Una Toyota Corolla per l’assessore Di Leva
Cambiano gli uomini, ma non i metodi. «Dopo che Penati – dice Di Caterina – finì il mandato di sindaco, cercai di aprire un colloquio con il neo assessore Di Leva. Di Leva mi disse apertamente che avremmo fatto buoni affari e di sostituire i miei architetti con l’architetto Magni». Le tangenti venivano pagati sotto la voce “oneri conglobati”, ma non mancavano nemmeno altre utilità . «Nell’agosto 2006, io (Di Caterina n.d.r.), Magni e Di Leva ci recammo presso la concessionaria Spotorno Car di Sesto dove Magni pagò in contanti un’autovettura Corolla». Magni si occupò anche della assunzione della figlia di Di Leva e del genero. Agli inquirenti non sono sfuggite poi le spese di Di Leva. A fronte di stipendi per 46mila euro, la famiglia Di Leva ha speso nel 2008 ben 320mila euro. Sul loro conto, in 10 mesi sono arrivati oltre 400mila euro senza una valida giustificazione.

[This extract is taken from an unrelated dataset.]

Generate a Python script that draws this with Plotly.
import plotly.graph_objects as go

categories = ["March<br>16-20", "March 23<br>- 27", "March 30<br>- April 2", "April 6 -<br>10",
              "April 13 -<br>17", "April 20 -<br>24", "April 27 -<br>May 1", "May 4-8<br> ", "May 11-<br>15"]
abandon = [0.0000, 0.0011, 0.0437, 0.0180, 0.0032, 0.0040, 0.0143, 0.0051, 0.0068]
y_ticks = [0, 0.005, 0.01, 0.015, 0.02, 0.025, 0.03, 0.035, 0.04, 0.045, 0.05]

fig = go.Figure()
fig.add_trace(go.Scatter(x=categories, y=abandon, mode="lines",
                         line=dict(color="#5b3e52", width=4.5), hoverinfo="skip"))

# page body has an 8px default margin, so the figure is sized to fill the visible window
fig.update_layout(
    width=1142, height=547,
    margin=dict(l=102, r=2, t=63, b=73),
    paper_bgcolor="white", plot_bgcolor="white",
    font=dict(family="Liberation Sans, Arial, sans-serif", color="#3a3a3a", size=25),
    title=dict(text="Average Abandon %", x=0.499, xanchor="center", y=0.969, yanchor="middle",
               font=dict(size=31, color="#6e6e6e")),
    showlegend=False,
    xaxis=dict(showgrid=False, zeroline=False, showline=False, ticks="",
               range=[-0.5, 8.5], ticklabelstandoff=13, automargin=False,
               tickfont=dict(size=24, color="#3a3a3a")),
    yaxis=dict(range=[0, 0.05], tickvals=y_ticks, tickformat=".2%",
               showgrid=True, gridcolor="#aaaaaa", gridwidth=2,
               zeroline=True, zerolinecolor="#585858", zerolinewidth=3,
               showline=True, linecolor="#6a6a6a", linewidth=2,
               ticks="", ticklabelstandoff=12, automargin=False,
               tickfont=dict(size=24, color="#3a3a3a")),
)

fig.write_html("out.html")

L’imposizione di Banca Intesa
L’imprenditore Giuseppe Pasini si lamenta con gli inquirenti di non essere mai riuscito a iniziare i lavori a Sesto. «Saviotti (di Banca Intesa n.d.r.) mi propose alla fine di cedere l’area ad un immobiliarista che non conoscevo, Luigi Zunino. La presentazione fu fatta dalla banca e fu Saviotti ad assicurarmi che questa persona avrebbe pagato in contanti. Il prezzo era di 200 milioni, mi opposi fermamente era davvero poco. Alla fine ho strappato 218 milioni con i quali ho estinto il debito contratto con il finanziamento erogato a suo tempo da Banca Intesa».